Thursday, May 01, 2014
Apartheid
An interesting view from Jeff Goldberg of Bloomberg News, in discussing the use of the word apartheid.
Few of the conditions I described in that 2004 article have changed, but I have decided, for a number of reasons, to try to avoid using the term apartheid to describe the situation in the West Bank.
One, deployment of the word doesn't start conversations, it ends them. (Former Middle East negotiator George Mitchell taught me this lesson.) Real enemies of Israel -- Muslim supremacists of Hamas, anti-Semites in the Boycott, Divestment and Sanctions movement and so on -- use the term “apartheid” not to encourage a two-state solution that would end official discrimination on the West Bank, but to argue for the annihilation of Israel.?
I like the whole article for its sober, balanced view.
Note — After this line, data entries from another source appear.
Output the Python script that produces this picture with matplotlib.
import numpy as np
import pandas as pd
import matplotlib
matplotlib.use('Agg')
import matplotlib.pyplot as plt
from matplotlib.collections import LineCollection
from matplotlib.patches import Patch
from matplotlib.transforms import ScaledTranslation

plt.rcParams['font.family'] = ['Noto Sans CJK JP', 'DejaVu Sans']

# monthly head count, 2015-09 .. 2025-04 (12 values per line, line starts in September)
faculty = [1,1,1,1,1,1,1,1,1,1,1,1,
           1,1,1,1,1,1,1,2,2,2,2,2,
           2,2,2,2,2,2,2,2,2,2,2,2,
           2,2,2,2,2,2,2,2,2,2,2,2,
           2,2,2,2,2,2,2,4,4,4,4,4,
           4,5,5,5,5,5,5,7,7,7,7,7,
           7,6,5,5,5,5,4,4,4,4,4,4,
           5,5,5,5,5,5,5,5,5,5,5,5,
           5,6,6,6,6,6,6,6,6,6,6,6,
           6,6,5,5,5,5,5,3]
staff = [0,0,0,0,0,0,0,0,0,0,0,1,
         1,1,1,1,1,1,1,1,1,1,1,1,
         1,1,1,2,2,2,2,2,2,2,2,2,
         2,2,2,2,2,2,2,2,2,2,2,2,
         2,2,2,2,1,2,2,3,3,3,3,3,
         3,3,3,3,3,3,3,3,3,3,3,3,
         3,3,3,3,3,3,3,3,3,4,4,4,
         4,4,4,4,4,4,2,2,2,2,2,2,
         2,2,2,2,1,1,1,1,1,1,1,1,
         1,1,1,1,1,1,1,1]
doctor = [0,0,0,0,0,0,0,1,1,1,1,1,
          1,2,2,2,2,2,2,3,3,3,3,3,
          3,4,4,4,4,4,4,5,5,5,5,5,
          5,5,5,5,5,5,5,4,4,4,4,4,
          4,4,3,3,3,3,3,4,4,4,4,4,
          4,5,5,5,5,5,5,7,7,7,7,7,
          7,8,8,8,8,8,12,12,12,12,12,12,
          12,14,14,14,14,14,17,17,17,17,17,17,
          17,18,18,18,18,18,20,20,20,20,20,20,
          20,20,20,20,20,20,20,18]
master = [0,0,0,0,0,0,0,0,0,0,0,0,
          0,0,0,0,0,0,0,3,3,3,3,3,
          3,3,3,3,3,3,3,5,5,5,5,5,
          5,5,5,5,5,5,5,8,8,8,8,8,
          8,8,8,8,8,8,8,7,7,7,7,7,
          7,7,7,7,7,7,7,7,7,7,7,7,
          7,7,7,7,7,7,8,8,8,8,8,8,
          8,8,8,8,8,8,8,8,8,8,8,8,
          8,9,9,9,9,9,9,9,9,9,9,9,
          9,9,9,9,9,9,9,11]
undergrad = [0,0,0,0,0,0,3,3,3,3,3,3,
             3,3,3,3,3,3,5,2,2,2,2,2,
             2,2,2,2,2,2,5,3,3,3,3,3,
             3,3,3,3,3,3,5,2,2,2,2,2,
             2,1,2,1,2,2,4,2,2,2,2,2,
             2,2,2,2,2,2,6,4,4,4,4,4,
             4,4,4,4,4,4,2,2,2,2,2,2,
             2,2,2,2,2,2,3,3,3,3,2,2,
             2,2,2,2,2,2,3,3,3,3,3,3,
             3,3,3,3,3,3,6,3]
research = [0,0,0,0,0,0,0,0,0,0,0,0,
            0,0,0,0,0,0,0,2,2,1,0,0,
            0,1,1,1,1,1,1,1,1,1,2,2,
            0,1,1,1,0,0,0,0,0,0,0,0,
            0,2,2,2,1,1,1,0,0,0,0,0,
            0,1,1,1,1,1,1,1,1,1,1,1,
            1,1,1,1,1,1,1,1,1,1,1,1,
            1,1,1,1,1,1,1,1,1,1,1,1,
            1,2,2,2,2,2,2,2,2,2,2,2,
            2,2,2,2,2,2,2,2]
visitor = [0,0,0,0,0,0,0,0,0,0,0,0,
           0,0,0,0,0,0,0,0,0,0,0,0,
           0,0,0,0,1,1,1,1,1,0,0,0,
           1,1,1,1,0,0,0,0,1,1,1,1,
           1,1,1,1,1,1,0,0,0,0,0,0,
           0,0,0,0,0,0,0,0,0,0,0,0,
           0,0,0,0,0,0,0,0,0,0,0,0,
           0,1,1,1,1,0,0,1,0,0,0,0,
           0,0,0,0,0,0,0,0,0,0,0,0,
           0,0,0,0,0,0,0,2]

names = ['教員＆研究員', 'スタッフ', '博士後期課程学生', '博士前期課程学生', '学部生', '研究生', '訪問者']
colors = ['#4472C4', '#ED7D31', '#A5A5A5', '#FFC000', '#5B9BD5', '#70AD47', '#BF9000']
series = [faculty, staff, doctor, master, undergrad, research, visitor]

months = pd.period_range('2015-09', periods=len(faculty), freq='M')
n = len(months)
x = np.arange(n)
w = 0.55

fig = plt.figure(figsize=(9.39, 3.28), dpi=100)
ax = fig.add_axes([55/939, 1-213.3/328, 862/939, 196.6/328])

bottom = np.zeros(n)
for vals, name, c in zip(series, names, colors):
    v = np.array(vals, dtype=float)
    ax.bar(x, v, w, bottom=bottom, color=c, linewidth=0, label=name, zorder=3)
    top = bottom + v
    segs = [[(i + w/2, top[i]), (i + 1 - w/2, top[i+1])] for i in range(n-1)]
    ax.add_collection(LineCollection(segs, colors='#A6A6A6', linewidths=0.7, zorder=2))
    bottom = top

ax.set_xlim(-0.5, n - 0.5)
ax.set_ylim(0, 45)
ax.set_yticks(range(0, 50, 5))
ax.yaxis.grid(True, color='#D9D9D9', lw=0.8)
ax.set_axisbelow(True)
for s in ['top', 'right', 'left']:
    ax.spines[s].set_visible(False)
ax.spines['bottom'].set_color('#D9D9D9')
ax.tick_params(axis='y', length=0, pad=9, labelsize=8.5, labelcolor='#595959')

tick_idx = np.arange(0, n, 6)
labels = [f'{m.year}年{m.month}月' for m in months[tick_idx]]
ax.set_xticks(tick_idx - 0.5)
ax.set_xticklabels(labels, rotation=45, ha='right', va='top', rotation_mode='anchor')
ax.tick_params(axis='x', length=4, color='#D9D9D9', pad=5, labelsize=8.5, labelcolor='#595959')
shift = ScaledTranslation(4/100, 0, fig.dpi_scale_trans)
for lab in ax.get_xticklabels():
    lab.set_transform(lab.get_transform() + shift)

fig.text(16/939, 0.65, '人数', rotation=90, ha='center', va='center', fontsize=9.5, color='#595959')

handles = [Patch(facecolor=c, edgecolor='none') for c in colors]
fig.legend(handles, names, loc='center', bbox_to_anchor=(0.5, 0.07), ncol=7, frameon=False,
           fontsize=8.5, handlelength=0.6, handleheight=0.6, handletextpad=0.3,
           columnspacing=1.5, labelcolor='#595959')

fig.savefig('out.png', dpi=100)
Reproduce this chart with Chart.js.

In short, once the enemies of peace adopt a word and use it as their own rallying cry, you can no longer use it in its original intended meaning.
In USA, a term like "illegal alien" can't be used to discuss things in a rational manner. Even if Obama was pro-immigration, he couldn't use the word "illegal alien", as it would look he was against immigration. And a person dedicated to peace talks like Kerry is stuck in the same boat, that even if he wanted to use it in an intelligent manner, it's going to get misconstrued and used against the peace process.
That piece might be “sober” but it’s extremely far from “balanced”. The paragraphs you excerpt include highly unbalanced phrases like “Real enemies of Israel”, “Muslim supremacists of Hamas”, and especially “anti-Semites in the Boycott, Divestment and Sanctions movement” (wtf).
Your own “once the enemies of peace” phrase is remarkable. Fact is, it’s long been recognized by people actually interested in peace (Goldberg has never given much evidence that he is one of these people) that the much vaunted “two-state solution” is completely untenable. It shouldn’t take much to understand why that would be the case.